Red Flags to Watch For
Some reactions that indicate this person isn't right for you:
- Making jokes at your expense
- Treating you like a charity case
- Constantly asking invasive questions
- Making assumptions about your capabilities
- Using your condition to make themselves seem like a hero
Success Stories
I know so many people in amazing relationships – married, engaged, in long-term partnerships, happily dating around. Having an ostomy doesn't prevent you from finding love. It just means you might have to be a little more intentional about it.

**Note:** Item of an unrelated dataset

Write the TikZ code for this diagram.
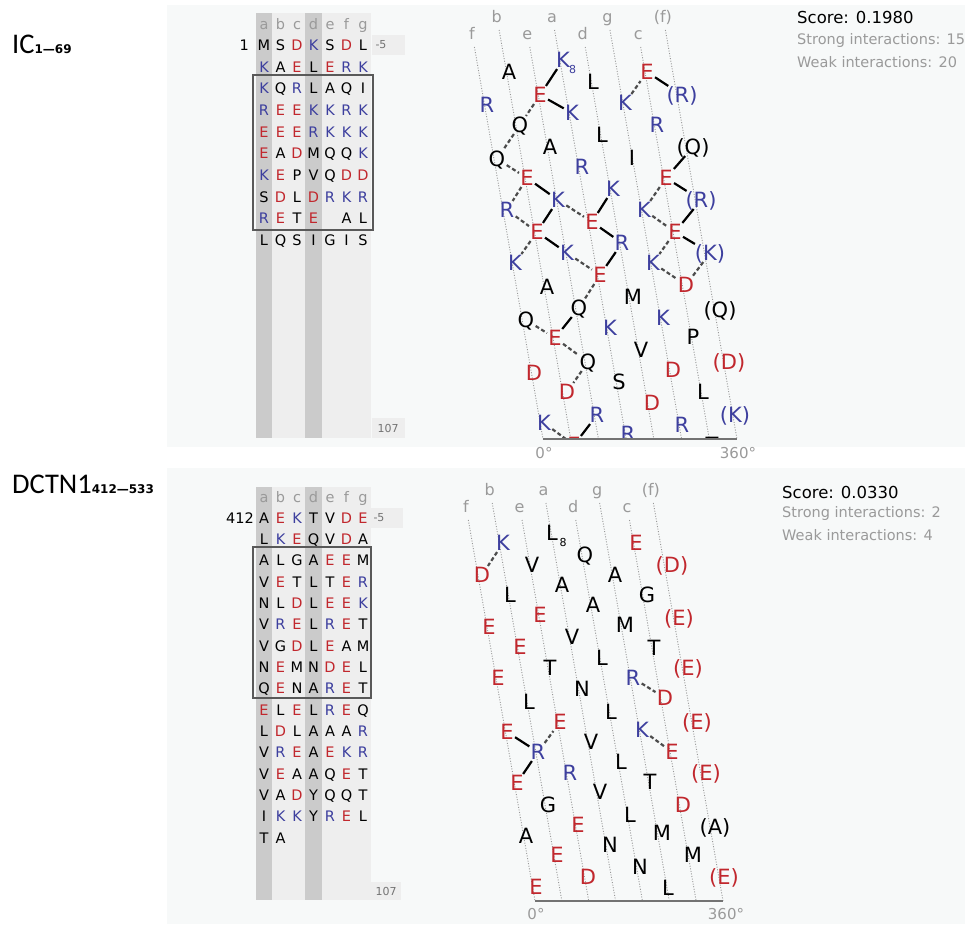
\documentclass[tikz,border=0pt]{standalone}
\usepackage{fontspec}
\setmainfont{DejaVu Sans}
\newfontfamily\labfont{Carlito}
\definecolor{myred}{HTML}{C1272D}
\definecolor{myblue}{HTML}{3D3F9E}
\definecolor{lgray}{HTML}{9A9A9A}
\definecolor{panelbg}{HTML}{F7F9F9}
\definecolor{stripdark}{HTML}{CBCBCB}
\definecolor{striplight}{HTML}{EEEEEE}
\colorlet{rr}{myred}\colorlet{bb}{myblue}\colorlet{kk}{black}
\colorlet{cE}{myred}\colorlet{cD}{myred}\colorlet{cK}{myblue}\colorlet{cR}{myblue}
\colorlet{cA}{black}\colorlet{cG}{black}\colorlet{cI}{black}\colorlet{cL}{black}
\colorlet{cM}{black}\colorlet{cN}{black}\colorlet{cP}{black}\colorlet{cQ}{black}
\colorlet{cS}{black}\colorlet{cT}{black}\colorlet{cV}{black}\colorlet{cY}{black}
\tikzset{
  gl/.style={font=\fontsize{14.5}{15}\selectfont, inner sep=0pt, text height=10.6pt, text depth=0pt},
  hl/.style={font=\fontsize{14.5}{15}\selectfont, text=lgray, inner sep=0pt, anchor=base},
  wl/.style={font=\fontsize{21}{21}\selectfont, inner sep=1.2pt, text height=15.3pt, text depth=0pt},
  wlab/.style={font=\fontsize{16}{16}\selectfont, text=lgray, inner sep=0pt, anchor=base},
  sub8/.style={font=\fontsize{11}{11}\selectfont, inner sep=0pt},
  strong/.style={line width=2.2pt, black},
  weak/.style={line width=2.2pt, black!70, dash pattern=on 4pt off 2.5pt},
  guide/.style={draw=black!40, line width=0.9pt, dash pattern=on 1pt off 1.6pt},
  axisline/.style={draw=black!55, line width=1.6pt},
  deg/.style={font=\fontsize{15}{15}\selectfont, text=lgray, inner sep=0pt},
  score/.style={font=\fontsize{16.5}{17}\selectfont, text=black, inner sep=0pt, anchor=west},
  inter/.style={font=\fontsize{14.5}{15}\selectfont, text=lgray, inner sep=0pt, anchor=west},
  smalltxt/.style={font=\fontsize{11}{11}\selectfont, text=black!55, inner sep=0pt},
  seqbox/.style={draw=black!65, line width=1.5pt},
  protlabel/.style={inner sep=0pt, anchor=base west},
}
\newcommand{\gridstrips}[2]{%
  \foreach \k in {0,...,6} {
    \pgfmathsetmacro\xl{255.75+16.5*\k}
    \ifnum\k=0 \def\sc{stripdark}\else\ifnum\k=3 \def\sc{stripdark}\else\def\sc{striplight}\fi\fi
    \fill[\sc] (\xl,#1) rectangle ({\xl+16.5},#2);
  }
}
\newcommand{\seqrows}[4]{%
  \foreach \row [count=\i from 0] in {#4} {
    \foreach \ltr [count=\j from 0] in \row {
      \if\ltr0\relax\else
        \node[gl, text=c\ltr] (#1-\i-\j) at ({264+16.5*\j}, {#2+#3*\i}) {\ltr};
      \fi
    }
  }
}
\begin{document}
\begin{tikzpicture}[x=1pt,y=-1pt]
\useasboundingbox (0,0) rectangle (965,924);
\fill[white] (0,0) rectangle (965,924);
\fill[panelbg] (167,5) rectangle (965,447);
\fill[panelbg] (167,468) rectangle (965,924);

% protein labels
\node[protlabel] (labIC) at (12,53) {\labfont\fontsize{28.5}{30}\selectfont IC{\rmfamily\bfseries\fontsize{12}{12}\selectfont 1—69}};
\node[protlabel] (labDC) at (12,493) {\labfont\fontsize{28.5}{30}\selectfont DCTN1{\rmfamily\bfseries\fontsize{12}{12}\selectfont 412—533}};

% ===== top grid =====
\gridstrips{13}{438}
\fill[striplight] (372,35) rectangle (405,55);
\node[smalltxt] (m5a) at (381,45) {-5};
\fill[striplight] (372,418) rectangle (405,438);
\node[smalltxt] (n107a) at (388,428) {107};
\foreach \h [count=\j from 0] in {a,b,c,d,e,f,g}
  \node[hl] (tha-\j) at ({264+16.5*\j},29) {\h};
\node[gl, anchor=east] (num1) at (249,45) {1};
\seqrows{ga}{45}{21.7}{{M,S,D,K,S,D,L},{K,A,E,L,E,R,K},{K,Q,R,L,A,Q,I},{R,E,E,K,K,R,K},{E,E,E,R,K,K,K},{E,A,D,M,Q,Q,K},{K,E,P,V,Q,D,D},{S,D,L,D,R,K,R},{R,E,T,E,0,A,L},{L,Q,S,I,G,I,S}}
\draw[seqbox] (253,75) rectangle (373,230);

% ===== bottom grid =====
\gridstrips{487}{900}
\fill[striplight] (371,508) rectangle (403,528);
\node[smalltxt] (m5b) at (379,518) {-5};
\fill[striplight] (368,882) rectangle (401,900);
\node[smalltxt] (n107b) at (386,891) {107};
\foreach \h [count=\j from 0] in {a,b,c,d,e,f,g}
  \node[hl] (thb-\j) at ({264+16.5*\j},502) {\h};
\node[gl, anchor=east] (num412) at (254,518) {412};
\seqrows{gb}{518}{21.33}{{A,E,K,T,V,D,E},{L,K,E,Q,V,D,A},{A,L,G,A,E,E,M},{V,E,T,L,T,E,R},{N,L,D,L,E,E,K},{V,R,E,L,R,E,T},{V,G,D,L,E,A,M},{N,E,M,N,D,E,L},{Q,E,N,A,R,E,T},{E,L,E,L,R,E,Q},{L,D,L,A,A,A,R},{V,R,E,A,E,K,R},{V,E,A,A,Q,E,T},{V,A,D,Y,Q,Q,T},{I,K,K,Y,R,E,L},{T,A}}
\draw[seqbox] (253,547) rectangle (371,698);

% ===== top helical net =====
\begin{scope}
\clip (440,0) rectangle (780,439.5);
\foreach \lab [count=\k from 0] in {f,b,e,a,d,g,c,(f)} {
  \pgfmathsetmacro\ex{543+27.71*\k}
  \pgfmathsetmacro\sy{mod(\k,2)==1 ? 30 : 47}
  \pgfmathsetmacro\sx{\ex-0.175*(439-\sy)}
  \coordinate (tla\k) at (\sx,\sy);
  \coordinate (tlb\k) at (\ex,439);
  \draw[guide] (tla\k) -- (tlb\k);
  \node[wlab] (tlab\k) at ({\sx-2.5},{\sy-8}) {\lab};
}
\foreach \n/\x/\y/\t/\cl in {
 t1/563/60/K/bb, t2/509/72/A/kk, t3/593/82/L/kk, t4/647/72/E/rr,
 t5/487/105/R/bb, t6/540/95/E/rr, t7/572/113/K/bb, t8/625/103/K/bb, t9/682/95/(R)/bb,
 t10/520/125/Q/kk, t11/602/135/L/kk, t12/657/125/R/bb, t13/550/147/A/kk, t14/693/147/(Q)/kk,
 t15/497/159/Q/kk, t16/582/167/R/bb, t17/632/158/I/kk, t18/527/178/E/rr, t19/666/178/E/rr,
 t20/613/189/K/bb, t21/558/200/K/bb, t22/701/200/(R)/bb, t23/507/210/R/bb, t24/644/210/K/bb,
 t25/592/222/E/rr, t26/537/232/E/rr, t27/675/232/E/rr, t28/622/243/R/bb, t29/567/253/K/bb,
 t30/710/253/(K)/bb, t31/515/263/K/bb, t32/653/263/K/bb, t33/600/275/E/rr, t34/686/285/D/rr,
 t35/547/287/A/kk, t36/633/297/M/kk, t37/579/308/Q/kk, t38/720/310/(Q)/kk, t39/526/320/Q/kk,
 t40/663/318/K/bb, t41/610/328/K/bb, t42/555/338/E/rr, t43/693/337/P/kk, t44/641/350/V/kk,
 t45/588/362/Q/kk, t46/729/362/(D)/rr, t47/534/373/D/rr, t48/673/370/D/rr, t49/619/382/S/kk,
 t50/567/392/D/rr, t51/703/392/L/kk, t52/652/403/D/rr, t53/597/415/R/bb, t54/735/415/(K)/bb,
 t55/544/423/K/bb, t56/682/425/R/bb, t57/628/434/R/bb, t58/574/445/E/rr, t59/712/445/T/kk}
  \node[wl, text=\cl] (\n) at (\x,\y) {\t};
\node[sub8, text=myblue] (t1s) at (572.5,69.5) {8};
\foreach \a/\b in {t1/t6, t6/t7, t18/t21, t21/t26, t25/t20, t26/t29, t25/t28, t28/t33,
  t37/t42, t58/t53, t4/t9, t14/t19, t19/t22, t22/t27, t27/t30}
  \draw[strong] (\a) -- (\b);
\foreach \a/\b in {t6/t10, t10/t15, t15/t18, t18/t23, t23/t26, t21/t25, t26/t31, t29/t33,
  t33/t37, t39/t42, t42/t45, t45/t50, t55/t58, t8/t4, t19/t24, t24/t27, t27/t32, t32/t34, t30/t34}
  \draw[weak] (\a) -- (\b);
\end{scope}
\draw[axisline] (tlb0) -- (tlb7);
\node[deg] (d0a) at (544,453) {0°};
\node[deg] (d360a) at (738,453) {360°};
\node[score] (sca) at (797,17) {Score: 0.1980};
\node[inter] (sta) at (797,40) {Strong interactions: 15};
\node[inter] (wea) at (797,62) {Weak interactions: 20};

% ===== bottom helical net =====
\foreach \lab [count=\k from 0] in {f,b,e,a,d,g,c,(f)} {
  \pgfmathsetmacro\ex{535+26.86*\k}
  \pgfmathsetmacro\sy{mod(\k,2)==1 ? 503 : 520}
  \pgfmathsetmacro\sx{\ex-0.175*(901-\sy)}
  \coordinate (bla\k) at (\sx,\sy);
  \coordinate (blb\k) at (\ex,901);
  \draw[guide] (bla\k) -- (blb\k);
  \node[wlab] (blab\k) at ({\sx-2.5},{\sy-7.5}) {\lab};
}
\foreach \n/\x/\y/\t/\cl in {
 b1/552/533/L/kk, b2/503/543/K/bb, b3/636/543/E/rr, b4/585/555/Q/kk, b5/482/575/D/rr,
 b6/532/565/V/kk, b7/615/575/A/kk, b8/672/565/(D)/rr, b9/562/585/A/kk, b10/510/595/L/kk,
 b11/647/595/G/kk, b12/593/605/A/kk, b13/540/615/E/rr, b14/679/618/(E)/rr, b15/489/627/E/rr,
 b16/625/625/M/kk, b17/572/637/V/kk, b18/520/647/E/rr, b19/654/648/T/kk, b20/602/658/L/kk,
 b21/550/668/T/kk, b22/688/668/(E)/rr, b23/498/678/E/rr, b24/633/678/R/bb, b25/582/689/N/kk,
 b26/665/698/D/rr, b27/529/702/L/kk, b28/611/712/L/kk, b29/697/722/(E)/rr, b30/560/722/E/rr,
 b31/507/732/E/rr, b32/642/730/K/bb, b33/538/752/R/bb, b34/591/742/V/kk, b35/672/752/E/rr,
 b36/621/762/L/kk, b37/706/773/(E)/rr, b38/570/773/R/bb, b39/517/783/E/rr, b40/650/782/T/kk,
 b41/600/792/V/kk, b42/548/805/G/kk, b43/683/805/D/rr, b44/630/815/L/kk, b45/578/825/E/rr,
 b46/715/827/(A)/kk, b47/526/836/A/kk, b48/662/833/M/kk, b49/610/845/N/kk, b50/557/855/E/rr,
 b51/693/855/M/kk, b52/640/867/N/kk, b53/588/877/D/rr, b54/724/877/(E)/rr, b55/536/887/E/rr,
 b56/668/888/L/kk}
  \node[wl, text=\cl] (\n) at (\x,\y) {\t};
\node[sub8] (b1s) at (563,542) {8};
\foreach \a/\b in {b31/b33, b33/b39}
  \draw[strong] (\a) -- (\b);
\foreach \a/\b in {b2/b5, b24/b26, b33/b30, b32/b35}
  \draw[weak] (\a) -- (\b);
\draw[axisline] (blb0) -- (blb7);
\node[deg] (d0b) at (536,914) {0°};
\node[deg] (d360b) at (726,914) {360°};
\node[score] (scb) at (782,492) {Score: 0.0330};
\node[inter] (stb) at (782,513) {Strong interactions: 2};
\node[inter] (web) at (782,535) {Weak interactions: 4};
\end{tikzpicture}
\end{document}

The people worth being with will see your ostomy as just one small part of who you are. And honestly? Some of the best relationships come from people who appreciate your strength, resilience, and the unique perspective your experiences have given you.
Final Thoughts
Dating with an ostomy requires some extra navigation, but it's absolutely doable. Be patient with yourself, trust your instincts, and remember that you deserve love and companionship just as much as anyone else.
The right person for you will see your ostomy and think, "Okay, cool, tell me more about your other interests." And when that happens, you'll realize that all the worry was worth it to get to someone who truly gets you.
You're not asking for special treatment. You're asking for basic human understanding and connection. And that's not too much to ask for.